TASK BRIEF: Using the material that follows, identify and copy each line with the string "Write".

MATERIAL PROVIDED:
┄┄┄┄┄┄

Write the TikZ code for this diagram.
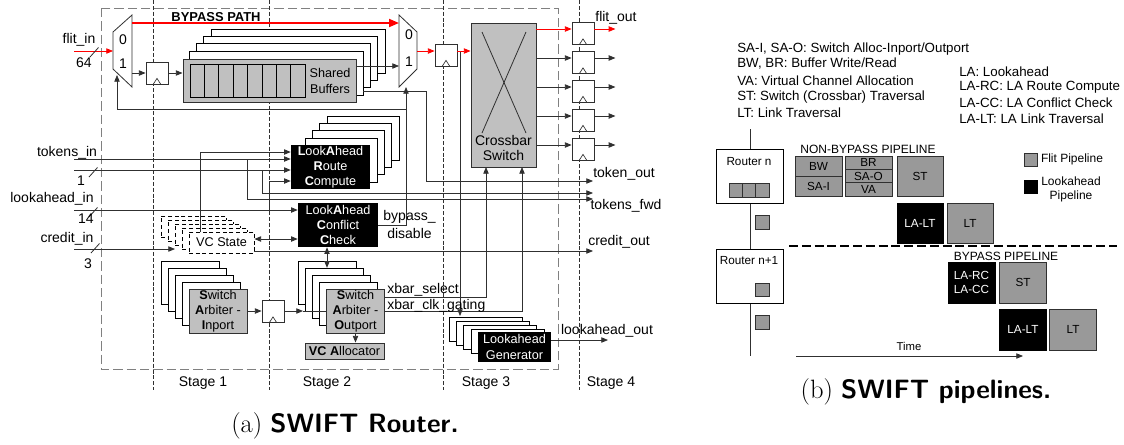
\documentclass[tikz,border=0pt]{standalone}
\usepackage{fontspec}
\newfontfamily\figfont{Liberation Sans}
\definecolor{boxgray}{HTML}{C0C0C0}
\definecolor{pipegray}{HTML}{999999}
\definecolor{wiregray}{HTML}{303030}
\usetikzlibrary{arrows.meta,positioning,calc}
\newcommand{\bl}[1]{{\bfseries #1}}
\begin{document}
\begin{tikzpicture}[
  x=0.75pt, y=-0.75pt,
  wh/.style 2 args={minimum width=#1*0.75pt, minimum height=#2*0.75pt},
  lbl/.style={font=\figfont\fontsize{10.5}{13}\selectfont, inner sep=0pt, align=center},
  boxlbl/.style={font=\figfont\fontsize{9.5}{11.3}\selectfont, inner sep=0pt, align=center},
  pipelbl/.style={font=\figfont\fontsize{8.8}{11}\selectfont, inner sep=0pt, align=center},
  keylbl/.style={font=\figfont\fontsize{10}{12}\selectfont, inner sep=0pt, anchor=west},
  sheet/.style={rectangle, draw=black, fill=white, line width=0.6pt},
  front/.style={rectangle, draw=wiregray, fill=boxgray, line width=0.7pt, inner sep=0pt},
  blackbox/.style={rectangle, fill=black, text=white, inner sep=0pt},
  reg/.style={rectangle, draw=wiregray, fill=white, line width=0.6pt, wh={22}{22},
    path picture={\draw[line width=0.5pt] ([xshift=-2.7pt]path picture bounding box.south)
      -- ([yshift=4.2pt]path picture bounding box.south)
      -- ([xshift=2.7pt]path picture bounding box.south);}},
  pipe/.style={rectangle, draw=wiregray, fill=pipegray, line width=0.6pt, inner sep=0pt},
  lapipe/.style={rectangle, draw=black, fill=black, text=white, inner sep=0pt},
  wire/.style={wiregray, line width=0.6pt},
  arr/.style={-{Stealth[length=5pt,width=4pt,inset=0pt]}, wiregray, line width=0.6pt},
  twoarr/.style={{Stealth[length=5pt,width=4pt,inset=0pt]}-{Stealth[length=5pt,width=4pt,inset=0pt]}, wiregray, line width=0.6pt},
  redarr/.style={-{Stealth[length=5pt,width=4pt,inset=0pt]}, red, line width=0.6pt},
  stageline/.style={wiregray, line width=0.45pt, dash pattern=on 3pt off 1.4pt},
  outerline/.style={gray, line width=0.6pt, dash pattern=on 7pt off 3pt},
  capt/.style={inner sep=0pt, font=\fontsize{19.9}{24}\selectfont}
]
  \useasboundingbox (0,0) rectangle (1124,444);

  \draw[outerline] (101,8) rectangle (558,369);
  \foreach \x in {153,269,443,579}
    \draw[stageline] (\x,0) -- (\x,390);

  \foreach \i in {0,...,3}
    \node[sheet, wh={174}{44}] (bufsheet\i) at (298-7.2*\i,51+7.3*\i) {};
  \node[front, wh={173}{43}] (buf) at (269.5,80.5) {};
  \foreach \i in {0,...,7}
    \node[front, draw=black, line width=0.55pt, wh={14.4}{33}] (slot\i) at (197.2+14.4*\i,80.5) {};
  \node[boxlbl] (buflbl) at (330,81) {Shared\\[0.8pt]Buffers};

  \foreach \i in {0,...,3}
    \node[sheet, wh={72}{44}] (larcsheet\i) at (363-7.2*\i,138+7.3*\i) {};
  \node[blackbox, wh={79}{44}, boxlbl] (larc) at (330.5,167)
    {\bl{L}ook\bl{A}head\\\bl{R}oute\\\bl{C}ompute};
  \node[blackbox, wh={80}{44}, boxlbl] (lacc) at (338,225)
    {Look\bl{A}head\\\bl{C}onflict\\\bl{C}heck};

  \foreach \i in {0,...,3}
    \node[sheet, dash pattern=on 3pt off 2pt, wh={65}{21}] (vcsheet\i) at (193.5+7*\i,226.5+4*\i) {};
  \node[sheet, dash pattern=on 3pt off 2pt, wh={65}{21}, boxlbl] (vcstate) at (221.5,242.5) {VC State};

  \foreach \i in {0,...,3}
    \node[sheet, wh={58}{43}] (saisheet\i) at (190+7.2*\i,282.5+7.2*\i) {};
  \node[front, wh={58}{44}, boxlbl] (sai) at (218,311) {\bl{S}witch\\\bl{A}rbiter -\\\bl{I}nport};
  \foreach \i in {0,...,3}
    \node[sheet, wh={58}{43}] (saosheet\i) at (327+7.2*\i,282.5+7.2*\i) {};
  \node[front, wh={58}{44}, boxlbl] (sao) at (355.5,311) {\bl{S}witch\\\bl{A}rbiter -\\\bl{O}utport};
  \node[front, wh={79}{16}, boxlbl] (vca) at (344.5,351) {\bl{VC A}llocator};

  \foreach \i in {0,...,3}
    \node[sheet, wh={73}{24}] (lgsheet\i) at (485.5+7.3*\i,329+4*\i) {};
  \node[blackbox, wh={73}{30}, boxlbl, font=\figfont\fontsize{9.5}{12}\selectfont] (lg) at (514.5,347) {Lookahead\\Generator};

  \node[front, wh={65}{144}] (xbar) at (503.5,95) {};
  \node[boxlbl, font=\figfont\fontsize{10.5}{11}\selectfont] (xbarlbl) at (503.5,148) {Crossbar\\Switch};
  \draw[wire] (482,32) -- (526,133);
  \draw[wire] (526,32) -- (482,133);

  \node[reg] (rega) at (157,73) {};
  \node[reg] (regb) at (446,55) {};
  \node[reg] (regc) at (273,311.5) {};
  \foreach \i/\y in {1/33.5,2/62.5,3/91,4/120,5/149}
    \node[reg] (out\i) at (583,\y) {};

  \draw[wire, fill=white] (113,32) -- (132,15) -- (132,87) -- (113,69) -- cycle;
  \draw[wire, fill=white] (399,15) -- (417,32) -- (417,69) -- (399,87) -- cycle;
  \node[lbl] (muxazero) at (123,40) {0};
  \node[lbl] (muxaone) at (123,64) {1};
  \node[lbl] (muxbzero) at (409,35) {0};
  \node[lbl] (muxbone) at (409,62) {1};

  \coordinate (flitin) at (74,51);
  \coordinate (muxain) at (113,51);
  \coordinate (muxaout) at (132,73);
  \coordinate (muxabyp) at (132,23);
  \coordinate (muxbbyp) at (399,23);
  \coordinate (muxbin) at (399,66);
  \coordinate (muxbout) at (417,51);
  \coordinate (muxbsel) at (406,87);
  \coordinate (muxasel) at (117,75);
  \coordinate (fbjoin) at (406,109);
  \coordinate (bufout) at (363,91);
  \coordinate (bufturn) at (426,91);
  \coordinate (tokout) at (593,181);
  \coordinate (tokenin) at (74,159);
  \coordinate (tokenintwo) at (74,170);
  \coordinate (lookin) at (74,210);
  \coordinate (creditin) at (74,249);
  \coordinate (fwda) at (247,199);
  \coordinate (fwdb) at (262,193);
  \coordinate (fwdaend) at (593,199);
  \coordinate (fwdbend) at (593,193);
  \coordinate (larctap) at (269,181);
  \coordinate (vctap) at (200,232);
  \coordinate (creditend) at (593,251);
  \coordinate (regbtap) at (460,51);
  \coordinate (lgtop) at (460,316);
  \coordinate (xbara) at (486,167);
  \coordinate (xbarb) at (522,167);
  \coordinate (lgout) at (608,340);

  \draw[red, line width=1.4pt, -{Stealth[length=7.5pt,width=6pt,inset=0pt]}] (muxabyp) -- (muxbbyp);
  \draw[redarr] (flitin) -- (muxain);
  \draw[arr] (muxaout) -- (rega.west |- muxaout);
  \draw[arr] (rega) -- (buf.west |- rega);
  \draw[arr] (buf.east |- muxbin) -- (muxbin);
  \draw[redarr] (muxbout) -- (regb.west |- muxbout);
  \draw[arr] (regbtap) -- (lgtop);
  \draw[redarr] (regb.east |- muxbout) -- (xbar.west |- muxbout);
  \draw[arr] (fbjoin) -- (muxasel |- fbjoin) -- (muxasel);
  \draw[arr] (lacc.east) -| (muxbsel);
  \draw[arr] (bufout) -- (bufturn) |- (tokout);
  \draw[arr] (tokenin) -- (larc.west |- tokenin);
  \draw[arr] (tokenintwo) -- (larc.west |- tokenintwo);
  \draw[arr] (vctap) |- (larc.west |- 0,152);
  \draw[arr] (lookin) -- (lacc.west |- lookin);
  \draw[arr] (larctap |- lookin) -- (larctap) -- (larc.west |- larctap);
  \draw[arr] (fwda |- tokenin) -- (fwda) -- (fwdaend);
  \draw[arr] (fwdb |- tokenintwo) -- (fwdb) -- (fwdbend);
  \draw[arr] (creditin) -- (175,249);
  \draw[twoarr] (vcstate.east |- 0,239) -- (lacc.west |- 0,239);
  \draw[arr] (vcstate.east |- creditend) -- (creditend);
  \draw[twoarr] (lacc.south -| 327,0) -- (saosheet1.north -| 327,0);
  \draw[arr] (sai.east) -- (regc.west |- sai.east);
  \draw[arr] (regc.east |- sai.east) -- (303,311) coordinate (saoin);
  \draw[wire] (saoin) -- (sao.west |- saoin);
  \draw[arr] (sao.south) -- (vca.north -| sao.south);
  \draw[arr] (sao.east |- 0,297) -| (xbara);
  \draw[arr] (sao.east |- 0,311) -| (xbarb);
  \draw[arr] (lg.east |- lgout) -- (lgout);
  \draw[redarr] (xbar.east |- 0,29) -- (out1.west |- 0,29);
  \draw[redarr] (out1.east |- 0,29) -- ++(21,0);
  \foreach \i/\y in {2/58,3/87,4/116,5/145} {
    \draw[arr] (xbar.east |- 0,\y) -- (out\i.west |- 0,\y);
    \draw[arr] (out\i.east |- 0,\y) -- ++(21,0);
  }
  \foreach \x/\y in {90/57,89/177,89/217,91/253}
    \draw[wire] (\x,\y) -- +(8.5,-9.5);

  \node[boxlbl, font=\figfont\bfseries\fontsize{9.7}{12}\selectfont] (bypasslbl) at (216,17) {BYPASS PATH};
  \node[lbl] (flitinlbl) at (79,40) {flit\_in};
  \node[lbl] (flitwidth) at (84,63) {64};
  \node[lbl] (tokinlbl) at (67,153) {tokens\_in};
  \node[lbl] (tokwidth) at (81,181) {1};
  \node[lbl] (lookinlbl) at (52,199) {lookahead\_in};
  \node[lbl] (lookwidth) at (86,219) {14};
  \node[lbl] (creditinlbl) at (67,239) {credit\_in};
  \node[lbl] (creditwidth) at (88,264) {3};
  \node[lbl] (bypassdis) at (409.5,224) {bypass\_\\[0.5pt]disable};
  \node[lbl, anchor=west] (xsellbl) at (387,290) {xbar\_select};
  \node[lbl, anchor=west] (xclklbl) at (387,306) {xbar\_clk\_gating};
  \node[lbl] (flitoutlbl) at (616,18) {flit\_out};
  \node[lbl] (tokoutlbl) at (624,174) {token\_out};
  \node[lbl] (tokfwdlbl) at (626,206) {tokens\_fwd};
  \node[lbl] (creditoutlbl) at (619,242) {credit\_out};
  \node[lbl] (lookoutlbl) at (607,331) {lookahead\_out};
  \node[lbl] (stagea) at (203,383) {Stage 1};
  \node[lbl] (stageb) at (327,383) {Stage 2};
  \node[lbl] (stagec) at (486,383) {Stage 3};
  \node[lbl] (staged) at (611,383) {Stage 4};
  \node[capt] (capta) at (345,426) {(a) {\sffamily\bfseries SWIFT Router.}};

  \node[keylbl] (keya) at (737,49) {SA-I, SA-O: Switch Alloc-Inport/Outport};
  \node[keylbl] (keyb) at (737,64) {BW, BR: Buffer Write/Read};
  \node[keylbl] (keyc) at (737,81) {VA: Virtual Channel Allocation};
  \node[keylbl] (keyd) at (737,97) {ST: Switch (Crossbar) Traversal};
  \node[keylbl] (keye) at (737,113) {LT: Link Traversal};
  \node[keylbl] (keyf) at (959,72) {LA: Lookahead};
  \node[keylbl] (keyg) at (959,87) {LA-RC: LA Route Compute};
  \node[keylbl] (keyh) at (959,103) {LA-CC: LA Conflict Check};
  \node[keylbl] (keyi) at (959,119) {LA-LT: LA Link Traversal};

  \coordinate (linktop) at (750,129);
  \coordinate (linkbot) at (750,356);
  \draw[wire] (linktop) -- (linkbot);
  \node[sheet, wh={67}{54}] (routern) at (749.5,176) {};
  \node[sheet, wh={67}{54}] (routerm) at (749.5,276) {};
  \node[pipelbl] (routernlbl) at (749,162) {Router n};
  \node[pipelbl] (routermlbl) at (749,261) {Router n+1};
  \foreach \i in {0,1,2}
    \node[pipe, wh={13.3}{14}] (cell\i) at (735.7+13.3*\i,190) {};
  \foreach \i/\y in {a/222.5,b/290,c/322.5}
    \node[pipe, wh={13.3}{13.5}] (flit\i) at (762.5,\y) {};

  \draw[line width=1.1pt, dash pattern=on 6.8pt off 2.8pt] (789,246) -- (1117,246);

  \node[pipelbl, font=\figfont\fontsize{9}{11}\selectfont] (nonbyp) at (868,149) {NON-BYPASS PIPELINE};
  \node[pipe, wh={47}{20}, pipelbl] (bw) at (818.5,166) {BW};
  \node[pipe, wh={47}{20}, pipelbl] (saishort) at (818.5,186) {SA-I};
  \node[pipe, wh={47}{13.3}, pipelbl] (br) at (868.5,162.6) {BR};
  \node[pipe, wh={47}{13.3}, pipelbl] (saoshort) at (868.5,176) {SA-O};
  \node[pipe, wh={47}{13.3}, pipelbl] (va) at (868.5,189.3) {VA};
  \node[pipe, wh={46}{40}, pipelbl] (st) at (920,176) {ST};
  \node[lapipe, wh={46}{40}, pipelbl] (lalt) at (920,223) {LA-LT};
  \node[pipe, wh={46}{40}, pipelbl] (lt) at (970,223) {LT};

  \node[pipe, wh={13}{13}] (keyflit) at (1030.5,159.5) {};
  \node[lapipe, wh={13}{13}] (keyla) at (1030.5,186.5) {};
  \node[pipelbl, font=\figfont\fontsize{9}{11}\selectfont] (keyflitlbl) at (1072,159) {Flit Pipeline};
  \node[pipelbl, font=\figfont\fontsize{9}{10.5}\selectfont] (keylalbl) at (1071,189) {Lookahead\\Pipeline};

  \node[pipelbl, font=\figfont\fontsize{9}{11}\selectfont] (byplbl) at (1006,256) {BYPASS PIPELINE};
  \node[lapipe, wh={47}{41}, pipelbl] (larcshort) at (971.5,282.5) {LA-RC\\LA-CC};
  \node[pipe, wh={47}{41}, pipelbl] (stb) at (1023,282.5) {ST};
  \node[lapipe, wh={47}{41}, pipelbl] (laltb) at (1023,329.5) {LA-LT};
  \node[pipe, wh={47}{41}, pipelbl] (ltb) at (1073,329.5) {LT};

  \coordinate (timestart) at (796,356);
  \coordinate (timeend) at (1023,356);
  \draw[arr] (timestart) -- (timeend);
  \node[pipelbl, font=\figfont\fontsize{8.5}{10}\selectfont] (timelbl) at (909,346) {Time};
  \node[capt] (captb) at (926,392) {(b) {\sffamily\bfseries SWIFT pipelines.}};
\end{tikzpicture}
\end{document}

┄┄┄┄┄┄

THE OUTPUT:
Write the TikZ code for this diagram.
  \node[keylbl] (keyb) at (737,64) {BW, BR: Buffer Write/Read};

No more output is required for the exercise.